Desmond Lacey

Personal information
- Born: John Kenneth Desmond Lacey 4 October 1917 Dublin, Ireland
- Died: 3 February 1991 (aged 73) Putney, London, England

Sport
- Country: Ireland
- Sport: Badminton

= Desmond Lacey =

Irish badminton (1917–1991)

John Kenneth Desmond Lacey (4 October 1917 — 3 February 1991) was an Irish badminton player. In 1955 he won double honours at the Irish National Badminton Championships, winning the men's double with James 'Chick' Doyle and the mixed doubles with Jean Lawless, having previously been runner up in the men's doubles with Doyle in the 1951, 1953, 1954, 1956 and 1957 tournaments.

==Biography==
John Kenneth Desmond Lacey was born in Dublin in October 1917 to Frederick Lacey, a manager, and his wife Helen (née Long).
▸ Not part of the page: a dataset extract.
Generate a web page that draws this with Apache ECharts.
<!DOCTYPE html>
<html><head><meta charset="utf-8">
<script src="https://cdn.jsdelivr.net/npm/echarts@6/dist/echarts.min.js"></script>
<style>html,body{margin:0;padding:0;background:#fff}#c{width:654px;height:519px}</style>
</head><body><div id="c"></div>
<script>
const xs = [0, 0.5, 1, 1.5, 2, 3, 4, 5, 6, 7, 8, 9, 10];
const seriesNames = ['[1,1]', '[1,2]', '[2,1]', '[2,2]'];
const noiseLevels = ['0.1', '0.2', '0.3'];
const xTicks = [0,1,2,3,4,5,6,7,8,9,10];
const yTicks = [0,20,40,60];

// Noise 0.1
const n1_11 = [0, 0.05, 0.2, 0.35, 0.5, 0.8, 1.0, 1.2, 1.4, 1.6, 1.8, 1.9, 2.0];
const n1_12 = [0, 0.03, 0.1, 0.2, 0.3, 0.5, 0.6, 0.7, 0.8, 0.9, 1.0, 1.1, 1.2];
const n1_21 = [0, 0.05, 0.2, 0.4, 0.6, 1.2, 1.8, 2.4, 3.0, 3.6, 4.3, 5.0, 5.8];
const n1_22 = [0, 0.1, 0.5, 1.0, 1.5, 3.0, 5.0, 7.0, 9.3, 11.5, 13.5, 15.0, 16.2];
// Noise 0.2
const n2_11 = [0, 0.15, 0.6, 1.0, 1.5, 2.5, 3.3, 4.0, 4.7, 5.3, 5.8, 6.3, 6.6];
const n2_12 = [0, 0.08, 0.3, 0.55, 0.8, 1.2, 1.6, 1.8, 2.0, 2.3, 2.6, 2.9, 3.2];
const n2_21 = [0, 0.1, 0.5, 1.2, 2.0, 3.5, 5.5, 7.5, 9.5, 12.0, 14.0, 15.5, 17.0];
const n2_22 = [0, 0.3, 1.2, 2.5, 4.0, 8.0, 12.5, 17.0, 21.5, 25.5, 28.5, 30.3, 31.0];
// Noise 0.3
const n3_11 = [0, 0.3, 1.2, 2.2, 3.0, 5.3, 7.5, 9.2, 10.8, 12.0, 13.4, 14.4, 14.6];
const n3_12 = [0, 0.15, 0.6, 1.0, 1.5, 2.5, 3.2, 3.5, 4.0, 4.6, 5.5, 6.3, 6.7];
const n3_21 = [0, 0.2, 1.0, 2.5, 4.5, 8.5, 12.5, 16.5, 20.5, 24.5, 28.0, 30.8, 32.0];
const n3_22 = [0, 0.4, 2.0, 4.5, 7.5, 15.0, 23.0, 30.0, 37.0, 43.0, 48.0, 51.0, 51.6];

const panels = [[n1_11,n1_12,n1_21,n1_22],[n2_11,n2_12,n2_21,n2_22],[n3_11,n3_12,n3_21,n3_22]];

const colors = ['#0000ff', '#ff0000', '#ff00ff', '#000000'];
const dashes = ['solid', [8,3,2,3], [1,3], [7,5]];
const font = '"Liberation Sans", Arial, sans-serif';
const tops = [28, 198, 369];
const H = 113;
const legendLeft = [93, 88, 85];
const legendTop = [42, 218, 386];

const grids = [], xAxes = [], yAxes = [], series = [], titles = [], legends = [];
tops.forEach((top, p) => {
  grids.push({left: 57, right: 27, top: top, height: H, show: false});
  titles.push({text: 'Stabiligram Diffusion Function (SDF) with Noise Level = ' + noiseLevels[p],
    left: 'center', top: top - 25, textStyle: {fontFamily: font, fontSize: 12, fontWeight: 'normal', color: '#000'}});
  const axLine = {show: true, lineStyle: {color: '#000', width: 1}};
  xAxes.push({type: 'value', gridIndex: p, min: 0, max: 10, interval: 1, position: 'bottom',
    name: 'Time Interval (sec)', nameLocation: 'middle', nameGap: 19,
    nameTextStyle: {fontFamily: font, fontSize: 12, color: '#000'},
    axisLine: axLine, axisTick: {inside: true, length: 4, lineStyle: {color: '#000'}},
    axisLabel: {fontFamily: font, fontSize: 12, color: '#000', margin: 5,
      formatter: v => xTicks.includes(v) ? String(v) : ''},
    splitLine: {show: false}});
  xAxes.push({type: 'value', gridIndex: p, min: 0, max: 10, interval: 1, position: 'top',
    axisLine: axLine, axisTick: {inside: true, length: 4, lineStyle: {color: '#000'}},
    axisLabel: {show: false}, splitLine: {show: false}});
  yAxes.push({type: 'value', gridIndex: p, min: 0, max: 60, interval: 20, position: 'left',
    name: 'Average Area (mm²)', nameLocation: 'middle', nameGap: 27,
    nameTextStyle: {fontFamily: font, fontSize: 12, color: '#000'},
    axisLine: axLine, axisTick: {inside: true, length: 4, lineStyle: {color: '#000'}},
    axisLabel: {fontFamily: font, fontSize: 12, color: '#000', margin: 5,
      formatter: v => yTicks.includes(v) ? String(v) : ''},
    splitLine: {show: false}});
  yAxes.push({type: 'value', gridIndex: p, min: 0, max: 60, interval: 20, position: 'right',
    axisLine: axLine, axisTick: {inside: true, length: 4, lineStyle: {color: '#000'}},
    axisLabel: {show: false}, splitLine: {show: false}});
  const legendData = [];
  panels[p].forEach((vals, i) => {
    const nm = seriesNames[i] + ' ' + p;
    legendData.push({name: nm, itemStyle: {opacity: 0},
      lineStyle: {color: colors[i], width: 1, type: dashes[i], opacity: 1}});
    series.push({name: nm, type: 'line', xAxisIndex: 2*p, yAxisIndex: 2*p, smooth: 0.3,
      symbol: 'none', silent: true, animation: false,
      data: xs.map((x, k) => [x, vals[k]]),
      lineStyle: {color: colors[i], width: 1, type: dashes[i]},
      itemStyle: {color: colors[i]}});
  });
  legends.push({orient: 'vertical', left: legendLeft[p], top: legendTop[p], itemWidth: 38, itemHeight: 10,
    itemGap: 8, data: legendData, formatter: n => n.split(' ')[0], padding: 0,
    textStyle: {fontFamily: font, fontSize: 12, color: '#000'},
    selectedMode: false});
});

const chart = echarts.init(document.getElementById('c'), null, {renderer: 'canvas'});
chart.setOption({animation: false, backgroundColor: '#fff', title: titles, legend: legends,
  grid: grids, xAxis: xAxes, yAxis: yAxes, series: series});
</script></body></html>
A long time doubles partner of Chick Doyle, Lacey also represented Leinster and Ireland in badminton. In 1949, he was noted as a newcomer to the Dublin badminton team to play Belfast, having previously played in Lancashire, England.

Lacey joined Imperial Chemical Industries in 1934. He joined their Irish operation in 1949, rising to become chemicals director in 1979 and serving on the board of the company.